In a manner of speaking
Semantics won't do
In this life that we live we only make do
And the way that we feel
Might have to be sacrified
mondaymorning every morning in my life : taking my camera out for a walk to take ingenious-absurd pictures(i refuse to start with that helvetica-evolutioned-emo-quote-thing. guys,tell a therapist,not photoshop), buy myself coffee and forget the sweetener/sugar, talking to people while still listening to babyshambles with max.-volume on my blackberry and trying to teach myself some pirate english while some petite schoolkids pass my way and think of me as a pirate(maybe it's just my headband..)

15 May, 2011

the people and the drinks

from dusk till down - an epic movie with mexican goddess salma hayek and all-generation-lady-crush george clooney. well,our night wasn't interfered by vampires,so it lasted from 11pm to 4pm(yes,thats right) my just-bought copy of this month's rolling stone ended up as a sketchbook,PLUS someone took the bonnie mckee-feature(with the new levi's ad on the back side,damn!!) please darlings,if you give me time to rest today,i promise to be fully back right after.used my last energy to scan the polaroids. that's love.

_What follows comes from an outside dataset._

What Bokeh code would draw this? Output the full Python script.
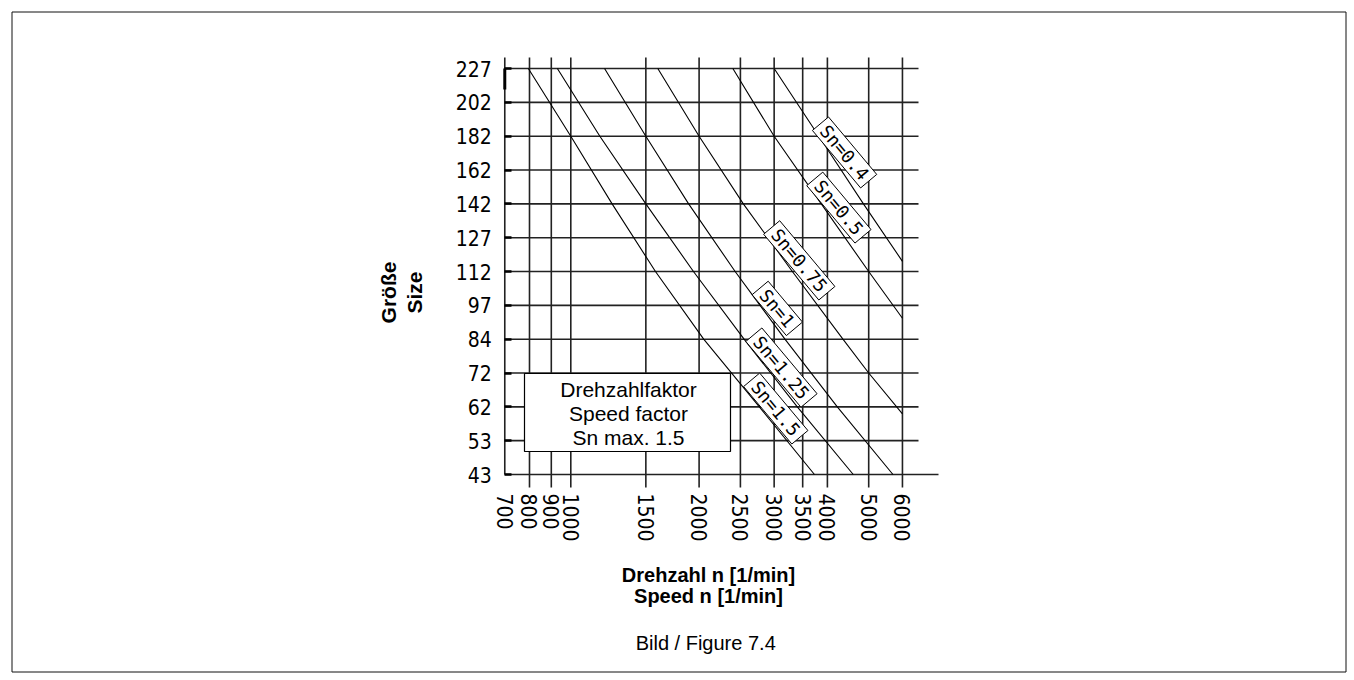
import numpy as np
from bokeh.plotting import figure
from bokeh.models import FixedTicker, PrintfTickFormatter, Label, Range1d
from bokeh.embed import file_html
from bokeh.resources import INLINE

# ---------------- data ----------------
SIZES = [43, 53, 62, 72, 84, 97, 112, 127, 142, 162, 182, 202, 227]
SPEED_TICKS = [700, 800, 900, 1000, 1500, 2000, 2500, 3000, 3500, 4000, 5000, 6000]

SN_NAMES = ["Sn=1.5", "Sn=1.25", "Sn=1", "Sn=0.75", "Sn=0.5", "Sn=0.4"]
# speed n, at positions on the size axis (index into SIZES)
SN15_N = [795, 1000, 1250, 1580, 2050, 2770, 3730]
SN15_POS = [12, 10, 8, 6, 4, 2, 0]
SN125_N = [930, 1170, 1500, 1940, 2550, 3400, 4600]
SN125_POS = [12, 10, 8, 6, 4, 2, 0]
SN1_N = [1200, 1500, 1890, 2430, 3180, 4220, 5700]
SN1_POS = [12, 10, 8, 6, 4, 2, 0]
SN075_N = [1600, 2000, 2540, 3310, 4350, 5000, 6000]
SN075_POS = [12, 10, 8, 6, 4, 3, 1.79]
SN05_N = [2400, 3000, 3870, 5000, 6000]
SN05_POS = [12, 10, 8, 6, 4.62]
SN04_N = [3000, 3820, 4860, 6000]
SN04_POS = [12, 10, 8, 6.3]
SN_LABEL_AT = [1.95, 3.16, 4.91, 6.33, 7.89, 9.52]   # label position along each curve

LEGEND_TEXT = "Drehzahlfaktor\nSpeed factor\nSn max. 1.5"
Y_TITLE = "Größe\nSize"
X_TITLE = "Drehzahl n [1/min]\nSpeed n [1/min]"
CAPTION = "Bild / Figure  7.4"

# ---------------- layout (page pixels) ----------------
W, H = 1350, 676
X_A, X_B = -708.3, 426.2          # page x = X_A + X_B * log10(n)
Y0_PX, ROW_PX = 474.0, 33.83      # page y of first size row, px per row
GRID_TOP, GRID_BOT = 57, 487
ROW_RIGHT, AXIS_RIGHT = 918, 938
BORDER = (11.5, 11.5, 1345.5, 671.5)

TICK_FONT = "'Liberation Sans Narrow', 'DejaVu Sans Condensed', sans-serif"
LABEL_FONT = "'DejaVu Sans Mono', monospace"
SANS = "'Liberation Sans', Arial, sans-serif"


def n_at(px):
    return 10 ** ((px - X_A) / X_B)


def pos_at(py):
    return (Y0_PX - py) / ROW_PX


p = figure(width=W, height=H, x_axis_type="log",
           x_range=Range1d(n_at(0), n_at(W)),
           y_range=Range1d(pos_at(H), pos_at(0)),
           output_backend="svg", toolbar_location=None,
           min_border_left=0, min_border_right=0, min_border_top=0, min_border_bottom=0)
p.outline_line_color = None
p.background_fill_color = "white"
p.border_fill_color = "white"
p.xgrid.visible = False
p.ygrid.visible = False

GRID_C = "#222222"
GRID_W = 1.6
x0 = SPEED_TICKS[0]

# x axis (labels only, drawn at the bottom of the grid)
xa = p.xaxis[0]
xa.fixed_location = pos_at(GRID_BOT)
xa.ticker = FixedTicker(ticks=SPEED_TICKS)
xa.formatter = PrintfTickFormatter(format="%d")
xa.major_label_orientation = "vertical"
xa.axis_line_color = None
xa.major_tick_in = 0
xa.major_tick_out = 0
xa.major_tick_line_color = None
xa.minor_tick_line_color = None
xa.major_label_standoff = 6
xa.major_label_text_font = TICK_FONT
xa.major_label_text_font_size = "21px"
xa.major_label_text_color = "black"

# y axis
ya = p.yaxis[0]
ya.fixed_location = x0
ya.ticker = FixedTicker(ticks=list(range(len(SIZES))))
ya.major_label_overrides = {i: str(s) for i, s in enumerate(SIZES)}
ya.axis_line_color = None
ya.major_tick_in = 7
ya.major_tick_out = 0
ya.major_tick_line_width = 2.5
ya.major_tick_line_color = "black"
ya.minor_tick_line_color = None
ya.major_label_standoff = 13
ya.major_label_text_font = TICK_FONT
ya.major_label_text_font_size = "21px"
ya.major_label_text_color = "black"

# page border
p.quad(left=[n_at(BORDER[0])], right=[n_at(BORDER[2])], top=[pos_at(BORDER[1])],
       bottom=[pos_at(BORDER[3])], fill_color=None, line_color="#111111", line_width=1)

# grid: vertical lines at the speed ticks, horizontal lines at the sizes
vt = SPEED_TICKS[1:]
p.segment(x0=vt, y0=[pos_at(GRID_BOT)] * len(vt), x1=vt, y1=[pos_at(GRID_TOP)] * len(vt),
          line_color=GRID_C, line_width=GRID_W)
rows = list(range(len(SIZES)))
x_end = [n_at(AXIS_RIGHT) if r == 0 else n_at(ROW_RIGHT) for r in rows]
p.segment(x0=[x0] * len(rows), y0=rows, x1=x_end, y1=rows,
          line_color=GRID_C, line_width=GRID_W)
p.segment(x0=[x0], y0=[0], x1=[x0], y1=[pos_at(GRID_TOP)],
          line_color=GRID_C, line_width=GRID_W)
p.segment(x0=[x0], y0=[len(SIZES) - 1], x1=[x0], y1=[pos_at(89)],
          line_color="black", line_width=3)

# Sn curves
curves = [(SN15_N, SN15_POS), (SN125_N, SN125_POS), (SN1_N, SN1_POS),
          (SN075_N, SN075_POS), (SN05_N, SN05_POS), (SN04_N, SN04_POS)]
for n, pos in curves:
    p.line(n, pos, line_color="black", line_width=1.1)

# legend box
p.quad(left=[n_at(524)], right=[n_at(730)], bottom=[pos_at(451)], top=[pos_at(373)],
       fill_color="white", line_color="black", line_width=1.2)
p.add_layout(Label(x=n_at(628), y=pos_at(413), text=LEGEND_TEXT, text_align="center",
                   text_baseline="middle", text_font=SANS, text_font_size="21px",
                   text_line_height=1.05, text_color="black"))

# Sn labels
for name, (n, pos), at in zip(SN_NAMES, curves, SN_LABEL_AT):
    pr = np.array(pos[::-1], dtype=float)
    ln = np.log10(np.array(n[::-1], dtype=float))
    xl = 10 ** np.interp(at, pr, ln)
    p.add_layout(Label(x=xl, y=at, text=name, angle=-50, angle_units="deg",
                       text_align="center", text_baseline="middle",
                       x_offset=15, text_font=LABEL_FONT, text_font_size="18px",
                       background_fill_color="white", border_line_color="black",
                       border_line_width=1, padding=(5, 0), text_color="black"))

# titles
p.add_layout(Label(x=n_at(401), y=pos_at(292), text=Y_TITLE, angle=90, angle_units="deg",
                   text_align="center", text_baseline="middle", text_font=SANS,
                   text_font_style="bold", text_font_size="21px", text_line_height=1.15,
                   text_color="black"))
p.add_layout(Label(x=n_at(708), y=pos_at(585), text=X_TITLE, text_align="center",
                   text_baseline="middle", text_font=SANS, text_font_style="bold",
                   text_font_size="20px", text_line_height=0.95, text_color="black"))
p.add_layout(Label(x=n_at(708), y=pos_at(642), text=CAPTION, text_align="center",
                   text_baseline="middle", text_font=SANS, text_font_size="20px",
                   text_color="black"))

open("out.html", "w").write(file_html(p, INLINE))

speeding heart got the same bone

first of all thanks to sweetheart jazzy elizabeth for including me in the "blog of the moment"-ranking,as 5th place! she's one of my biggest inspirations out there,so it's a real honor for me to take place in her favorites,too.  now to my personal life..i'm this huge,confused,but at least still positive seeing, mess at the moment,who watched the last days nonstop horror-movies on tv while browsing senseless art-magazines and creating floral headpieces (survived friday 13th,means neither freddy krueger nor the grudge-girl did get to know me in person...the flowers may have scared them)
i've spent a lot of time at other friend's houses lately,i almost feel like a wanderer again. i adore how you join other person's lives and you notice the differences in the people's characters and lifestyles.. such a refreshing feeling,isn't it?

08 May, 2011

let my senses bleed

Let me be
Let my senses bleed
There's nothing left of me
So go on

one of the things i may despise in my life,is that i'm way too blackberrymessenger-famous (worser than facebook-whores,at least they can log out!),if any thing is going on,people know. they know all of my things, both, the little details in my life and the big things that matter to me.they even analyze through the current song i'm listening to my current situation.that's insane. oh,i just love insane people but these ones truly try to give me serious advice on how to FORGET THAT FCKN PERSON. you would like to not be remembered,right?well,if you had my life you would be texted by 200 people in less than one day that you totally have to fight for this love (are they possibly cheryl cole-sponsored?)  doesn't work this way. and then - of course - there are the "helpful" persons that think of these situations as a chance to convince me to move with them into a flat in london,birmingham,bucharest,bordeaux or elsewhere (actually i really do love bucharest and bordeaux.anyone from cape town,too?) that's mean, they're using my weakness for traveling. and they're not even charismatic while doing.
kiddies out there,listen carefully, there are no "look-how-beautiful-my-life-is"-pictures for this week,just some "oh-look-how-gorgeous-melancholic-i-can-be-while-drunk" ones.